(CN) – Federal District Courts are confined to the allegations in a complaint when deciding whether to transfer a diversity class action to state court under the local controversy exception, the 9th Circuit ruled.
The federal appeals court on Tuesday joined two other circuits in finding that District Courts cannot consider independent evidence to decide if a class action can be remanded back to state court under the Class Action Fairness Act after it has been first sent to federal court.
Defendants may remove diversity class actions from state to federal court under the act if the parties are “minimally diverse and the amount in controversy exceeds $5 million,” according to the ruling. Under the local controversy exception, plaintiffs can send the case back to state court if they can prove that at least two-thirds of the proposed class members are citizens of the state where the complaint was filed, that at least one of the defendants is a citizen of the same state, and that the injuries alleged in the complaint occurred in the state as well.

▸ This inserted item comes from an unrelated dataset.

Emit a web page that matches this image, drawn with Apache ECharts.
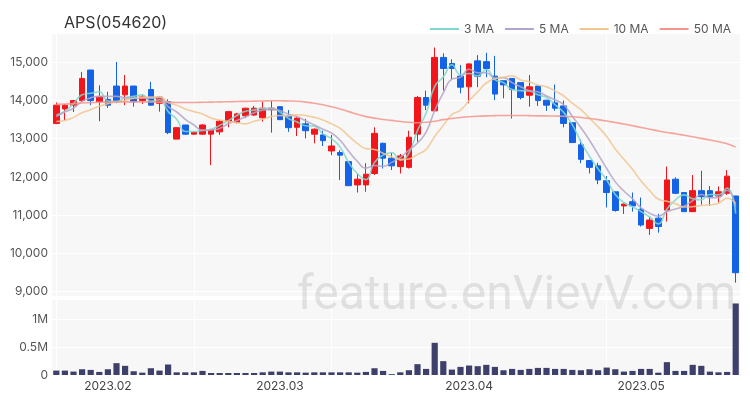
<!DOCTYPE html>
<html>
<head>
<meta charset="utf-8">
<script src="https://cdn.jsdelivr.net/npm/echarts@6/dist/echarts.min.js"></script>
<style>html,body{margin:0;padding:0;background:#fff;}#c{width:750px;height:400px;}</style>
</head>
<body>
<div id="c"></div>
<script>
var dates = ['2023-01-20','2023-01-25','2023-01-26','2023-01-27','2023-01-30','2023-01-31',
'2023-02-01','2023-02-02','2023-02-03','2023-02-06','2023-02-07','2023-02-08','2023-02-09','2023-02-10','2023-02-13','2023-02-14','2023-02-15','2023-02-16','2023-02-17','2023-02-20','2023-02-21','2023-02-22','2023-02-23','2023-02-24','2023-02-27','2023-02-28',
'2023-03-02','2023-03-03','2023-03-06','2023-03-07','2023-03-08','2023-03-09','2023-03-10','2023-03-13','2023-03-14','2023-03-15','2023-03-16','2023-03-17','2023-03-20','2023-03-21','2023-03-22','2023-03-23','2023-03-24','2023-03-27','2023-03-28','2023-03-29','2023-03-30','2023-03-31',
'2023-04-03','2023-04-04','2023-04-05','2023-04-06','2023-04-07','2023-04-10','2023-04-11','2023-04-12','2023-04-13','2023-04-14','2023-04-17','2023-04-18','2023-04-19','2023-04-20','2023-04-21','2023-04-24','2023-04-25','2023-04-26','2023-04-27','2023-04-28',
'2023-05-02','2023-05-03','2023-05-04','2023-05-08','2023-05-09','2023-05-10','2023-05-11','2023-05-12','2023-05-15','2023-05-16','2023-05-17','2023-05-18'];

var openP  = [13400,13780,13880,14000,14800,13970,14030,14380,14150,14380,14000,14290,13930,13970,12990,13360,13120,13120,13120,13180,13460,13430,13600,13620,13550,13760,13840,13600,13300,13390,13120,13100,12680,12640,12400,11790,11790,12090,12880,12490,12270,12250,13120,14080,13730,15130,14970,14640,14360,15040,15020,14640,14520,14580,14470,14140,14380,14010,13940,13860,13420,12840,12430,12290,11900,11610,11240,11350,11150,10650,10920,11130,11940,11590,11090,11640,11640,11500,11570,11500];
var closeP = [13880,13880,14000,14580,14000,14100,13880,13970,14380,13970,14100,13880,14090,13160,13290,13120,13170,13360,13230,13460,13710,13650,13800,13800,13800,13800,13500,13290,13540,13210,13250,12950,12810,12570,11770,11940,12070,13140,12490,12290,12550,13040,14080,13880,15130,14840,14840,14350,14960,14640,14840,14170,14410,14290,14080,14360,14000,13880,13800,13400,12900,12460,12250,11920,11590,11120,11290,11240,10740,10870,10700,11920,11570,11090,11640,11480,11480,11610,12020,9490];
var lowP   = [13380,13490,13700,13970,13880,13460,13810,13930,13880,13840,13910,13860,13710,13120,12990,13100,13110,13100,12310,13100,13300,13400,13540,13600,13450,13160,13490,13180,13070,13010,12880,12810,12570,11920,11770,11590,11610,12050,12220,12180,12090,12220,12920,13750,13710,14260,14560,14190,13930,14350,14610,14010,14060,13530,14030,13840,13860,13730,13730,13300,12900,12360,12090,11810,11200,11090,11030,11090,10700,10480,10540,10830,11550,11090,11090,11270,11240,11330,11530,9230];
var highP  = [13950,13910,14020,14750,14800,14400,14230,15010,14670,14380,14160,14490,14120,14030,13300,13360,13180,13380,13250,13490,13730,13680,13810,13860,13970,13990,13850,13750,13560,13520,13270,13210,13100,12700,12400,12090,12360,13300,12900,12630,12600,13210,14120,14260,15390,15240,15080,14930,14970,15190,15250,15170,14520,14580,14470,14670,14380,14010,14420,14000,13420,12980,12430,12370,12020,11610,11300,11590,11460,10960,11030,12270,11990,11590,12050,12160,11760,11750,12180,11500];
var volume = [79000,79000,61000,103000,91000,55000,103000,212000,164000,67000,42000,121000,79000,188000,48000,48000,48000,73000,36000,36000,36000,36000,36000,36000,48000,61000,61000,48000,48000,42000,48000,48000,48000,48000,48000,42000,55000,121000,73000,15000,48000,85000,194000,109000,576000,248000,97000,145000,170000,158000,182000,145000,85000,109000,91000,109000,127000,127000,109000,109000,91000,85000,103000,85000,133000,103000,61000,73000,109000,109000,42000,230000,73000,73000,182000,164000,61000,48000,55000,1280000];

var ma3  = [13620,13720,13920,14150,14190,14230,13990,13980,14080,14110,14150,13980,14020,13710,13510,13190,13190,13220,13250,13350,13470,13610,13720,13750,13800,13800,13700,13530,13440,13340,13330,13130,13000,12780,12380,12090,11930,12380,12570,12640,12440,12620,13220,13670,14370,14620,14940,14680,14710,14650,14810,14550,14470,14290,14260,14250,14150,14080,13890,13690,13370,12920,12540,12210,11920,11540,11330,11220,11090,10950,10770,11160,11400,11530,11430,11400,11540,11530,11710,11040];
var ma5  = [13580,13700,13800,13980,14070,14110,14110,14110,14070,14060,14060,14060,14080,13840,13700,13510,13360,13220,13230,13270,13390,13480,13570,13680,13750,13770,13740,13640,13580,13470,13360,13250,13150,12960,12670,12410,12230,12300,12280,12380,12510,12700,12890,13170,13740,14200,14560,14610,14820,14730,14730,14590,14600,14470,14360,14260,14230,14120,14020,13890,13590,13290,12960,12590,12220,11870,11630,11430,11190,11050,10970,11090,11160,11230,11380,11540,11450,11460,11650,11220];
var ma10 = [13450,13480,13560,13680,13760,13850,13920,13960,14010,14060,14090,14090,14100,13950,13880,13780,13710,13650,13540,13490,13450,13420,13390,13460,13510,13580,13610,13600,13630,13610,13560,13490,13390,13270,13070,12880,12740,12720,12620,12530,12460,12470,12590,12720,13060,13350,13630,13750,14000,14230,14460,14570,14610,14650,14540,14490,14410,14360,14250,14120,13930,13760,13540,13310,13060,12730,12460,12200,11890,11640,11420,11360,11300,11210,11220,11250,11270,11310,11440,11300];
var ma50 = [13900,13910,13920,13935,13945,13955,13960,13965,13965,13965,13965,13965,13960,13955,13950,13950,13950,13955,13960,13965,13970,13975,13980,13985,13990,13995,13995,13990,13980,13960,13930,13890,13840,13780,13710,13640,13580,13540,13505,13480,13450,13430,13420,13430,13460,13500,13530,13555,13575,13590,13600,13605,13610,13610,13610,13605,13600,13598,13594,13590,13575,13555,13530,13500,13465,13425,13385,13340,13295,13250,13205,13165,13130,13090,13050,13010,12965,12920,12870,12780];

var priceMin = 8880, priceMax = 15770, volMax = 1360000;
var titleText = 'APS(054620)';
var watermark = 'feature.enVievV.com';

var ohlc = dates.map(function (d, i) { return [openP[i], closeP[i], lowP[i], highP[i]]; });
var UP = '#f2161c', DOWN = '#1463e6';
var FONT = 'Inter, Roboto, sans-serif';

function monthLabelIdx(i) {
  return i > 0 && dates[i].slice(0, 7) !== dates[i - 1].slice(0, 7);
}

var chart = echarts.init(document.getElementById('c'), null, {renderer: 'canvas'});
var maStyle = function (name, data, color) {
  return {name: name, type: 'line', data: data, xAxisIndex: 0, yAxisIndex: 0, smooth: true,
    showSymbol: false, symbol: 'none', z: 5,
    lineStyle: {color: color, width: 1.6, opacity: 0.85}, itemStyle: {color: color}};
};
chart.setOption({
  animation: false,
  backgroundColor: '#ffffff',
  textStyle: {fontFamily: FONT},
  title: {text: titleText, left: 59, top: 10,
    textStyle: {fontSize: 16, fontWeight: 'normal', color: '#333', fontFamily: FONT}},
  legend: {right: 14, top: 18, icon: 'rect', itemWidth: 29, itemHeight: 2, itemGap: 11,
    textStyle: {fontSize: 12, color: '#555', fontFamily: FONT},
    data: ['3 MA', '5 MA', '10 MA', '50 MA']},
  grid: [
    {left: 52, right: 10, top: 33, height: 263, show: true, backgroundColor: '#f7f7f7', borderWidth: 0},
    {left: 52, right: 10, top: 299, height: 76, show: true, backgroundColor: '#f7f7f7', borderWidth: 0}
  ],
  xAxis: [
    {type: 'category', gridIndex: 0, data: dates, boundaryGap: true,
      axisLine: {show: false}, axisTick: {show: false}, axisLabel: {show: false},
      splitLine: {show: true, interval: 15, alignWithLabel: true, lineStyle: {color: '#ffffff', width: 1}}},
    {type: 'category', gridIndex: 1, data: dates, boundaryGap: true,
      axisLine: {show: false}, axisTick: {show: false},
      axisLabel: {show: true, interval: function (i) { return monthLabelIdx(i); },
        formatter: function (v) { return v.slice(0, 7).replace('-', '.'); },
        color: '#444', fontSize: 12, margin: 5, fontFamily: FONT},
      splitLine: {show: true, interval: 15, alignWithLabel: true, lineStyle: {color: '#ffffff', width: 1}}}
  ],
  yAxis: [
    {type: 'value', gridIndex: 0, min: priceMin, max: priceMax, splitNumber: 5, scale: true,
      axisLine: {show: false}, axisTick: {show: false},
      axisLabel: {color: '#555', fontSize: 12, margin: 4, fontFamily: FONT, showMinLabel: false, showMaxLabel: false,
        formatter: function (v) { return (v % 1000 === 0) ? v.toLocaleString('en-US') : ''; }},
      splitLine: {show: true, lineStyle: {color: '#ffffff', width: 1}}},
    {type: 'value', gridIndex: 1, min: 0, max: volMax, interval: 500000,
      axisLine: {show: false}, axisTick: {show: false},
      axisLabel: {color: '#555', fontSize: 12, margin: 4, fontFamily: FONT, showMaxLabel: false,
        formatter: function (v) { if (v === 0) return '0'; if (v % 500000 !== 0) return ''; return (v / 1000000) + 'M'; }},
      splitLine: {show: true, lineStyle: {color: '#ffffff', width: 1}}}
  ],
  graphic: [{type: 'text', right: 14, top: 273, z: 100, silent: true,
    style: {text: watermark, fontSize: 48, fontFamily: 'Roboto, sans-serif', fill: 'rgba(160,160,160,0.28)'}}],
  series: [
    {name: 'price', type: 'candlestick', data: ohlc, xAxisIndex: 0, yAxisIndex: 0, barWidth: '72%', z: 3,
      itemStyle: {color: UP, color0: DOWN, borderColor: UP, borderColor0: DOWN, borderWidth: 1}},
    maStyle('3 MA', ma3, '#7fd8cd'),
    maStyle('5 MA', ma5, '#b4a4c9'),
    maStyle('10 MA', ma10, '#f1c690'),
    maStyle('50 MA', ma50, '#f4958c'),
    {name: 'volume', type: 'bar', data: volume, xAxisIndex: 1, yAxisIndex: 1, barWidth: '72%',
      itemStyle: {color: '#3e3f6b'}}
  ]
});
</script>
</body>
</html>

The 9th Circuit made the finding in connection to a proposed class action filed in California by Bradford Coleman against Virginia-based Estes Express Lines and its California subsidiary Estes West fka G.I. Trucking.
Coleman’s complaint did not distinguish between the defendants’ actions, alleging that both had failed to pay overtime, refused to give employees meal and rest breaks, and had broken several state employment laws.
After Estes successfully removed the case to federal court, Coleman sought to have it remanded to state court as a local controversy. In opposing remand, Estes argued that its California subsidiary had insufficient funds to pay a judgment should it lose the case, as it was wholly controlled by its Virginia-based parent. To prove this, the company submitted a statement by its director of human resources.
A federal judge sided with Coleman and sent the case back to the state court, finding that it could not consider evidence outside of the complaint in deciding whether the action satisfied the local controversy criteria.
The three-judge panel in Pasadena agreed, noting that jurisdictional hearings cannot turn into a trial on the merits.
“Such a determination necessarily implicates the merits of the case,” Judge William Fletcher wrote for the court. “We see nothing in CAFA [the Class Action Fairness Act] that indicates a congressional intention to turn a jurisdictional determination concerning the local defendant’s ‘alleged conduct’ into a mini-trial on the merits of the plaintiff’s claims.”
The panel added that “the complaint alleges that Estes West employed the putative class members during the relevant period, and that Estes West has violated California law in a number of ways with respect to those employees.”
“The complaint also alleges that Estes Express has violated the same provisions of California law, but the allegations against Estes Express in no way make the allegations against Estes West, the actual employer, insignificant,” the ruling states.